Institute for Government research has shown that there are no silver bullets to immediately increase public service productivity, but that there are several barriers to productive working that, if addressed, could lead to improved productivity in the longer-term.

  • Well-targeted capital investment in buildings and equipment can help staff operate more effectively. For example, in the NHS a shortage of scanners and outdated IT equipment has been found to prevent staff working as productively as they can.
  • Good management, and good management practices, are important to help large organisations like public service providers operate effectively. In the NHS, managerial roles have not kept pace with growing clinical staff numbers. The ONS is developing a new survey on management practices in public services. 
  • Retention of experienced staff and clear workforce planning. Experienced staff tend to do their jobs better than new hires. In prisons, a big cut in staff numbers during the 2010s led to the loss of many experienced staff. While staff numbers have now recovered, many are less experienced, and the service is not operating as effectively as a result. Long term workforce planning can ensure services avoid this mistake and retain the staff they need.

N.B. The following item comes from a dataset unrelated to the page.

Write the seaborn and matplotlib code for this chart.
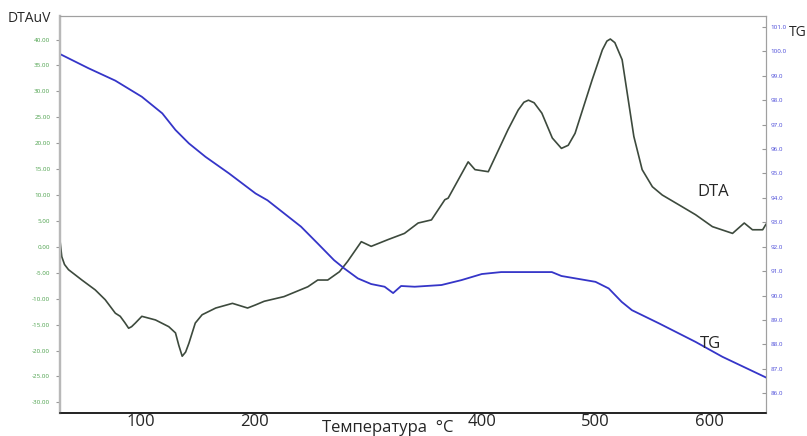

What commitments has the government made on public service productivity? 

While there was initially no fresh funding attached to the government’s target of 0.5% annual growth in public sector productivity, announced in the 2023 autumn statement, the spring budget saw the chancellor commit £3.4 billion in additional capital funding to deliver the NHS productivity plan, spread over three years from 2025/26. He also pledged a further £0.8bn over the same period to improve productivity in other public services. This includes £230 million for the police, including establishing a Centre for Police Productivity, and £170m for the justice system.

For the NHS, this is a substantial boost to capital investment. The £3.4bn allocated over the next three years equates to around 30% of this year’s £11bn Department for Health and Social Care capital spending budget. The increase for other public services is much lower, totalling around 0.8% of current annual capital spending. In both cases, however, the increases come on top of planned cuts to capital investment from 2025/26. The government has not yet said how capital spending will be allocated between departments from 2025/26 onwards, but the government plans to cut total capital spending by more than 2% a year in real terms over the following four years, even with the new funding. Total investment should also be seen in the context of large maintenance backlogs in public services, with the maintenance backlog currently £10.2bn in hospitals and £2.4bn for criminal courts and prisons. 

Alongside additional funding, the government has also commissioned the ONS to conduct a Public Services Productivity Review. This is intended to develop improved measures for public service productivity – including the new experimental measures discussed above. The new measures should reduce the lag time for productivity statistics and allow more accurate, quality-adjusted measurements of public service output as well as greater insight into time use and management practices in the public sector. The review was announced in June 2023, and is expected to run over two years.